Unemployment hovered in the 8%–10% range after the start of the economic slowdown in 1999, above the 7% average for the 1990s. Unemployment finally dipped to 7.8% for 2006, and has kept falling in 2007, averaging 6.8% monthly (up to August). Wages have risen faster than inflation as a result of higher productivity, boosting national living standards. The percentage of Chileans with household incomes below the poverty line—defined as twice the cost of satisfying a person’s minimal nutritional needs—fell from 45.1% in 1987 to 13.7% in 2006, according to government polls. Critics in Chile, however, argue true poverty figures are considerably higher than those officially published, because the government uses an outdated 1987 household budget poll, updated every 10 years. According to these critics, using the 1997 household budget data, the poverty rate rises to 29%. Using the relative yardstick favoured in many European countries, 27% of Chileans would be poor, according to Juan Carlos Feres of the ECLAC.
Chile’s independent Central Bank pursues an inflation target of between 2% and 4%. Inflation has not exceeded 5% since 1998. Chile registered an inflation rate of 3.2% in 2006. The Chilean peso’s rapid appreciation against the U.S. dollar in recent years has helped dampen inflation. Most wage settlements and loans are indexed, reducing inflation’s volatility. Under the compulsory private pension system, most formal sector employees pay 10% of their salaries into privately managed funds.
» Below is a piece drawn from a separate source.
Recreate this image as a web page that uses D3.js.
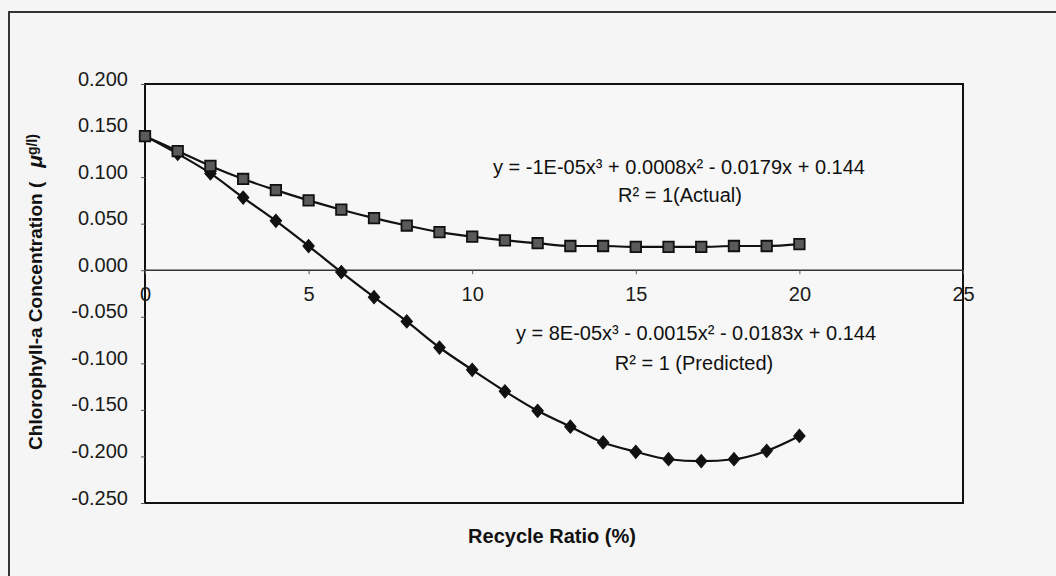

Total foreign direct investment (FDI) was only $3.4 billion in 2006, up 52% from a poor performance in 2005. However, 80% of FDI continues to go to only four sectors: electricity, gas, water and mining. Much of the jump in FDI in 2006 was also the result of acquisitions and mergers and has done little to create new employment in Chile. The Chilean Government has formed a Council on Innovation and Competition, which is tasked with identifying new sectors and industries to promote. It is hoped that this, combined with some tax reforms to encourage domestic and foreign investment in research and development, will bring in additional FDI and to new parts of the economy.
As of 2006, Chile invested only 0.6% of its annual GDP in research and development (R&D). Even then, two-thirds of that was government spending. Beyond its general economic and political stability, the government also has encouraged the use of Chile as an “investment platform” for multinational corporations planning to operate in the region, but this will have limited value given the developing business climate in Chile itself. Chile’s approach to foreign direct investment is codified in the country’s Foreign Investment Law, which gives foreign investors the same treatment as Chileans. Registration is reported to be simple and transparent, and foreign investors are guaranteed access to the official foreign exchange market to repatriate their profits and capital.
Faced with an international economic downturn the government announced a $4 billion economic stimulus plan to spur employment and growth despite the global financial crisis, aiming for an expansion of between 2 percent and 3 percent of GDP for 2009. Nonetheless, economic analysts differ from the government estimates and forecast economic growth at a median of 1.5 percent.